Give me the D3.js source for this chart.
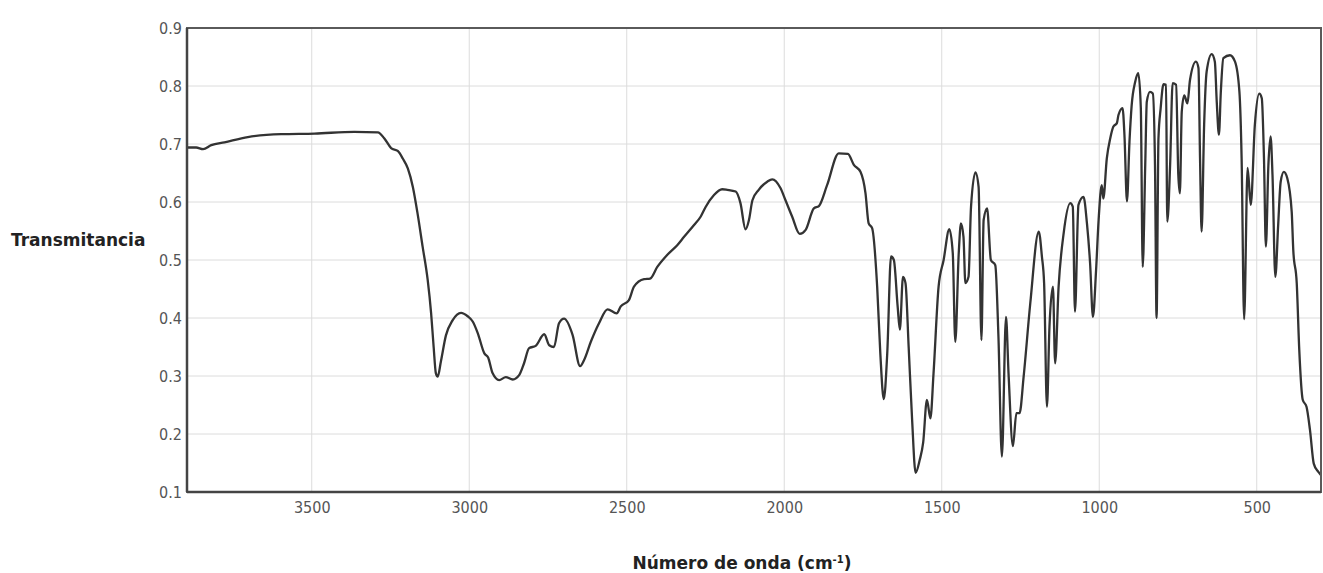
<!DOCTYPE html>
<html>
<head>
<meta charset="utf-8">
<script src="https://cdn.jsdelivr.net/npm/d3@7/dist/d3.min.js"></script>
<style>
  html, body { margin: 0; padding: 0; background: #fff; }
  svg { display: block; }
</style>
</head>
<body>
<svg id="chart" width="1323" height="573"></svg>
<script>
// IR spectrum: wavenumber (cm-1) and transmittance
const wavenumber = [
  3896, 3867, 3845, 3819, 3777, 3703, 3597, 3491, 3365, 3290,
  3270, 3248, 3227, 3211, 3195, 3179, 3164, 3148, 3132, 3121,
  3113, 3106, 3100, 3090, 3074, 3053, 3026, 3005, 2989, 2973,
  2952, 2940, 2926, 2905, 2884, 2862, 2841, 2826, 2810, 2789,
  2762, 2746, 2731, 2715, 2699, 2672, 2648, 2635, 2614, 2588,
  2561, 2532, 2519, 2493, 2477, 2445, 2426, 2403, 2371, 2339,
  2318, 2287, 2265, 2250, 2223, 2197, 2181, 2154, 2139, 2123,
  2112, 2101, 2081, 2054, 2038, 2012, 1996, 1975, 1951, 1932,
  1906, 1890, 1864, 1827, 1798, 1779, 1758, 1742, 1732, 1721,
  1705, 1695, 1684, 1673, 1661, 1652, 1640, 1633, 1623, 1615,
  1605, 1594, 1583, 1570, 1559, 1547, 1536, 1526, 1510, 1494,
  1476, 1465, 1457, 1446, 1439, 1431, 1425, 1415, 1407, 1393,
  1383, 1374, 1367, 1356, 1344, 1330, 1320, 1309, 1296, 1288,
  1274, 1263, 1253, 1240, 1219, 1192, 1182, 1175, 1166, 1158,
  1147, 1140, 1129, 1113, 1092, 1084, 1077, 1066, 1050, 1039,
  1029, 1020, 1010, 1002, 992, 987, 976, 965, 955, 944,
  939, 926, 920, 912, 904, 897, 886, 876, 868, 862,
  854, 849, 839, 830, 823, 818, 812, 805, 796, 788,
  784, 775, 767, 756, 749, 744, 738, 730, 720, 712,
  693, 685, 680, 675, 667, 659, 643, 633, 627, 620,
  614, 606, 585, 569, 555, 548, 540, 529, 519, 506,
  492, 484, 477, 471, 463, 456, 450, 441, 432, 424,
  414, 403, 389, 384, 373, 365, 354, 342, 331, 319,
  305, 296
];
const transmittance = [
  0.694, 0.694, 0.691, 0.698, 0.703, 0.712, 0.717, 0.718, 0.721, 0.720,
  0.710, 0.693, 0.688, 0.675, 0.658, 0.626, 0.580, 0.523, 0.466, 0.408,
  0.350, 0.305, 0.299, 0.325, 0.370, 0.396, 0.409, 0.403, 0.394, 0.374,
  0.339, 0.332, 0.305, 0.293, 0.298, 0.294, 0.302, 0.322, 0.348, 0.352,
  0.372, 0.353, 0.350, 0.391, 0.399, 0.371, 0.317, 0.328, 0.359, 0.391,
  0.415, 0.408, 0.420, 0.431, 0.454, 0.467, 0.468, 0.488, 0.509, 0.526,
  0.540, 0.560, 0.575, 0.591, 0.612, 0.622, 0.621, 0.618, 0.598, 0.553,
  0.569, 0.603, 0.621, 0.635, 0.639, 0.624, 0.603, 0.575, 0.545, 0.552,
  0.589, 0.593, 0.629, 0.684, 0.683, 0.664, 0.652, 0.615, 0.563, 0.555,
  0.454, 0.339, 0.260, 0.339, 0.506, 0.500, 0.420, 0.380, 0.471, 0.460,
  0.350, 0.224, 0.133, 0.155, 0.185, 0.259, 0.227, 0.305, 0.454, 0.500,
  0.553, 0.512, 0.359, 0.512, 0.563, 0.540, 0.460, 0.471, 0.592, 0.651,
  0.626, 0.362, 0.569, 0.589, 0.500, 0.491, 0.368, 0.161, 0.402, 0.305,
  0.179, 0.236, 0.236, 0.299, 0.425, 0.549, 0.506, 0.460, 0.247, 0.385,
  0.454, 0.322, 0.454, 0.546, 0.598, 0.592, 0.411, 0.595, 0.609, 0.563,
  0.494, 0.402, 0.483, 0.569, 0.629, 0.606, 0.675, 0.710, 0.730, 0.736,
  0.750, 0.762, 0.716, 0.601, 0.704, 0.767, 0.807, 0.822, 0.762, 0.488,
  0.664, 0.773, 0.790, 0.787, 0.664, 0.400, 0.710, 0.762, 0.803, 0.802,
  0.566, 0.664, 0.805, 0.802, 0.647, 0.615, 0.756, 0.784, 0.770, 0.810,
  0.842, 0.831, 0.675, 0.549, 0.733, 0.825, 0.855, 0.842, 0.773, 0.716,
  0.790, 0.848, 0.853, 0.842, 0.790, 0.675, 0.398, 0.659, 0.595, 0.733,
  0.787, 0.779, 0.675, 0.523, 0.664, 0.713, 0.647, 0.471, 0.560, 0.635,
  0.652, 0.641, 0.583, 0.517, 0.460, 0.345, 0.259, 0.247, 0.207, 0.149,
  0.135, 0.129
];
const xTicks = [3500, 3000, 2500, 2000, 1500, 1000, 500];
const yTicks = [0.1, 0.2, 0.3, 0.4, 0.5, 0.6, 0.7, 0.8, 0.9];

const margin = { top: 28, right: 2, bottom: 81, left: 187 };
const width = 1323, height = 573;
const svg = d3.select("#chart");

const x = d3.scaleLinear().domain([3896, 296]).range([margin.left, width - margin.right]);
const y = d3.scaleLinear().domain([0.1, 0.9]).range([height - margin.bottom, margin.top]);

const tickFont = "'Liberation Sans Narrow', 'Arial Narrow', 'DejaVu Sans Condensed', sans-serif";

// grid
const grid = svg.append("g");
grid.selectAll("line.v").data(xTicks).join("line")
  .attr("x1", d => x(d)).attr("x2", d => x(d))
  .attr("y1", y(0.9)).attr("y2", y(0.1))
  .attr("stroke", "#dcdcdc").attr("stroke-width", 1);
grid.selectAll("line.h").data(yTicks.slice(1, -1)).join("line")
  .attr("x1", x.range()[0]).attr("x2", x.range()[1])
  .attr("y1", d => y(d)).attr("y2", d => y(d))
  .attr("stroke", "#dcdcdc").attr("stroke-width", 1);

// axes
const xAxis = d3.axisBottom(x).tickValues(xTicks).tickSize(0).tickPadding(10).tickFormat(d3.format("d"));
const yAxis = d3.axisLeft(y).tickValues(yTicks).tickSize(0).tickPadding(5).tickFormat(d3.format(".1f"));

const gx = svg.append("g").attr("transform", `translate(0,${y(0.1)})`).call(xAxis);
const gy = svg.append("g").attr("transform", `translate(${x.range()[0]},0)`).call(yAxis);
[gx, gy].forEach(g => {
  g.select(".domain").remove();
  g.selectAll("text").attr("fill", "#555").style("font-family", tickFont).style("font-size", "16px");
});

// spectrum
const points = wavenumber.map((w, i) => [w, transmittance[i]]);
const line = d3.line().x(d => x(d[0])).y(d => y(d[1])).curve(d3.curveMonotoneX);
svg.append("path").datum(points)
  .attr("d", line)
  .attr("fill", "none")
  .attr("stroke", "#333")
  .attr("stroke-width", 2.3)
  .attr("stroke-linejoin", "round");

// frame
svg.append("rect")
  .attr("x", x.range()[0]).attr("y", y(0.9))
  .attr("width", x.range()[1] - x.range()[0]).attr("height", y(0.1) - y(0.9))
  .attr("fill", "none").attr("stroke", "#5a5a5a").attr("stroke-width", 2);
svg.append("line")
  .attr("x1", x.range()[0]).attr("x2", x.range()[1])
  .attr("y1", y(0.1)).attr("y2", y(0.1))
  .attr("stroke", "#444").attr("stroke-width", 2.5);
svg.append("line")
  .attr("x1", x.range()[0]).attr("x2", x.range()[0])
  .attr("y1", y(0.9)).attr("y2", y(0.1))
  .attr("stroke", "#444").attr("stroke-width", 2.5);

// axis titles
const titleFont = "'DejaVu Sans', Verdana, sans-serif";
svg.append("text")
  .attr("x", 11).attr("y", 246)
  .attr("fill", "#222")
  .style("font-family", titleFont).style("font-weight", "bold").style("font-size", "17px")
  .text("Transmitancia");

const xt = svg.append("text")
  .attr("x", 742).attr("y", 569)
  .attr("text-anchor", "middle")
  .attr("fill", "#222")
  .style("font-family", titleFont).style("font-weight", "bold").style("font-size", "17px");
xt.append("tspan").text("Número de onda (cm");
xt.append("tspan").attr("dy", -6).style("font-size", "10px").text("-1");
xt.append("tspan").attr("dy", 6).text(")");
</script>
</body>
</html>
####
**Short exercise:** Copy out each line of the data where the string "chart" appears.

**Task answer:**
Give me the D3.js source for this chart.
<svg id="chart" width="1323" height="573"></svg>
const svg = d3.select("#chart");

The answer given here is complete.